Mit einem eigenen Gesetz — der Entwurf wurde bereits zur Begutachtung ausgesandt — will Dallinger die Leiharbeit (eigens darauf spezialisierte Firmen vermieten anderen für einen bestimmten Zeitraum Arbeitskräfte) generell verbieten. Das wollte vor sieben Jahren auch schon Dallingers Vorgänger, freilich aus ganz anderen Motiven: Minister Weissenberg wollte damit die Mißstände bei der Vermietung von Arbeitskräften . (beispielsweise versuchen Außenseiter der Branche immer wieder die Sozialabgaben zu hinterziehen) beseitigen.
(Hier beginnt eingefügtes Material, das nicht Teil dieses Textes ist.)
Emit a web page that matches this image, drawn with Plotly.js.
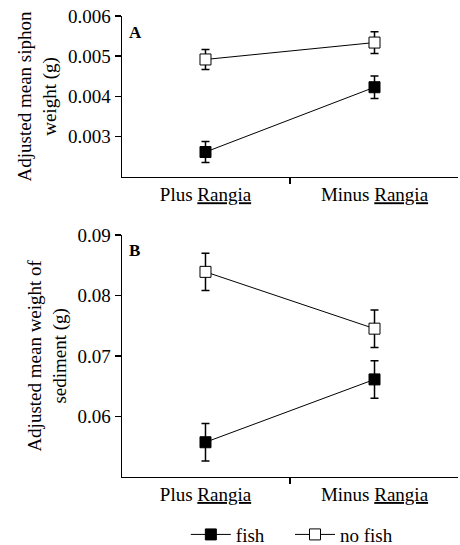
<!DOCTYPE html>
<html>
<head>
<meta charset="utf-8">
<script src="https://cdn.plot.ly/plotly-3.0.1.min.js"></script>
<style>html,body{margin:0;padding:0;background:#fff;}#chart{width:460px;height:545px;}</style>
</head>
<body>
<div id="chart"></div>
<script>
// ---- data ----
var categories = ["Plus <u>Rangia</u>", "Minus <u>Rangia</u>"];
var seriesNames = ["fish", "no fish"];

var siphonFish = [0.00262, 0.00423];
var siphonFishErr = [0.00026, 0.00028];
var siphonNoFish = [0.00492, 0.00534];
var siphonNoFishErr = [0.00025, 0.00027];

var sedimentFish = [0.0557, 0.0661];
var sedimentFishErr = [0.0031, 0.0031];
var sedimentNoFish = [0.0839, 0.0745];
var sedimentNoFishErr = [0.0031, 0.0031];

var siphonTicks = [0.003, 0.004, 0.005, 0.006];
var sedimentTicks = [0.06, 0.07, 0.08, 0.09];

var panelLabels = ["A", "B"];
var yTitles = ["Adjusted mean siphon<br>weight (g)", "Adjusted mean weight of<br>sediment (g)"];

// ---- styling ----
var FONT = "Liberation Serif, Times New Roman, serif";
function mk(y, err, name, filled, xa, ya, show, leg) {
  return {
    type: "scatter", mode: "lines+markers",
    x: categories, y: y, name: name, xaxis: xa, yaxis: ya,
    showlegend: show, legendgroup: name, legend: leg,
    line: {color: "#000", width: 1},
    marker: {symbol: "square", size: 11, color: filled ? "#000" : "#fff", line: {color: "#000", width: 1}},
    error_y: {type: "data", array: err, symmetric: true, color: "#000", thickness: 1.5, width: 4},
    cliponaxis: false
  };
}

var data = [
  mk(siphonFish, siphonFishErr, seriesNames[0], true, "x", "y", true, "legend"),
  mk(siphonNoFish, siphonNoFishErr, seriesNames[1], false, "x", "y", true, "legend2"),
  mk(sedimentFish, sedimentFishErr, seriesNames[0], true, "x2", "y2", false, "legend"),
  mk(sedimentNoFish, sedimentNoFishErr, seriesNames[1], false, "x2", "y2", false, "legend2")
];

function xax(anchor) {
  return {
    type: "category", anchor: anchor, domain: [0, 1], range: [-0.494, 1.494],
    tickson: "boundaries", ticks: "outside", ticklen: 6, tickwidth: 1.5, tickcolor: "#000",
    showline: true, linecolor: "#000", linewidth: 1.5, showgrid: false, zeroline: false,
    tickfont: {family: FONT, size: 19, color: "#000"}, fixedrange: true
  };
}
function yax(anchor, domain, range, ticks, title) {
  return {
    anchor: anchor, domain: domain, range: range, tickvals: ticks,
    ticktext: ticks.map(function (v) { return String(v); }),
    ticks: "outside", ticklen: 6, tickwidth: 1.5, tickcolor: "#000",
    showline: true, linecolor: "#000", linewidth: 1.5, showgrid: false, zeroline: false,
    tickfont: {family: FONT, size: 19, color: "#000"},
    title: {text: title, font: {family: FONT, size: 19, color: "#000"}, standoff: 6},
    fixedrange: true
  };
}
function leg(x) {
  return {
    orientation: "h", x: x, xanchor: "left", y: -0.016, yanchor: "bottom",
    font: {family: FONT, size: 19, color: "#000"}, itemwidth: 40,
    bgcolor: "rgba(0,0,0,0)"
  };
}

var layout = {
  width: 460, height: 545,
  margin: {l: 122, r: 2, t: 10, b: 0, autoexpand: false},
  paper_bgcolor: "#fff", plot_bgcolor: "#fff",
  font: {family: FONT, size: 19, color: "#000"},
  xaxis: xax("y"),
  yaxis: yax("x", [0.6879, 0.9888], [0.002, 0.006], siphonTicks, yTitles[0]),
  xaxis2: xax("y2"),
  yaxis2: yax("x2", [0.1277, 0.5794], [0.05, 0.09], sedimentTicks, yTitles[1]),
  showlegend: true,
  legend: leg(0.19),
  legend2: leg(0.50),
  annotations: [
    {text: "<b>" + panelLabels[0] + "</b>", xref: "x domain", yref: "y domain", x: 0.015, y: 0.90,
     xanchor: "left", yanchor: "middle", showarrow: false, font: {family: FONT, size: 17, color: "#000"}},
    {text: "<b>" + panelLabels[1] + "</b>", xref: "x2 domain", yref: "y2 domain", x: 0.015, y: 0.936,
     xanchor: "left", yanchor: "middle", showarrow: false, font: {family: FONT, size: 17, color: "#000"}}
  ]
};

Plotly.newPlot("chart", data, layout, {displayModeBar: false, staticPlot: true});
</script>
</body>
</html>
Minister Dallinger erhofft sich davon in erster Linie einen beschäftigungspolitischen Effekt. Wenn die Firmen, so das Kalkül Dallingers, in Engpaßsituationen keine Arbeitskräfte mehr mieten können, müssen sie welche fix einstellen.

Die Frage ist nur: Warum sollen sie. Leiharbeit ist ja nicht eine moderne Form der Sklavenhalterei, sondern aus betriebswirtschaftlichen Überlegungen entstanden: Wenn ein metallverarbeitender Betrieb für nur drei Wochen einen zusätzlichen Schweißer braucht, ist es für ihn einfacher, die Sache über eine Personalvermietungsfirma abzuwickeln. Übrigens auch für den Schweißer, der ja einen Dauerarbeitsplatz hat und sich nicht alle drei Wochen um einen neuen Arbeitgeber umschauen muß.

Die zweite von Dallinger überlegte legistische Maßnahme ist die Zwangseinstellung von Lehrlingen zwecks Hintanhaltung der Jugendarbeitslosigkeit.

Das erinnert mich an die in einigen Entwicklungsländern bestehende Bestimmung, daß jeder Lift, also auch ein vollautomatischer, von einem Liftboy zwecks Arbeitsplatzbeschaffung bedient werden muß. Setzt man statt Lift Betrieb, erkennt man sehr gut die Crux der Dallingerschen Scheinlösung: Es gibt dann zwar tatsächlich keine Arbeitslose auf der Straße, aber es gibt sie in den Betrieben. Die Entlohnung für eine überflüssige, mit keinerlei Wertschöpfung verbundene Arbeit ist nur eine andere Form der Auszahlung der Arbeitslosenunterstützung.

Vielleicht ist sie für die Betroffenen humaner, psychisch weniger belastend — ein tragfähiger ökonomischer Ausweg aus dem Arbeitsplatzdilemma, auf das wir zusteuern, ist sie sicher nicht.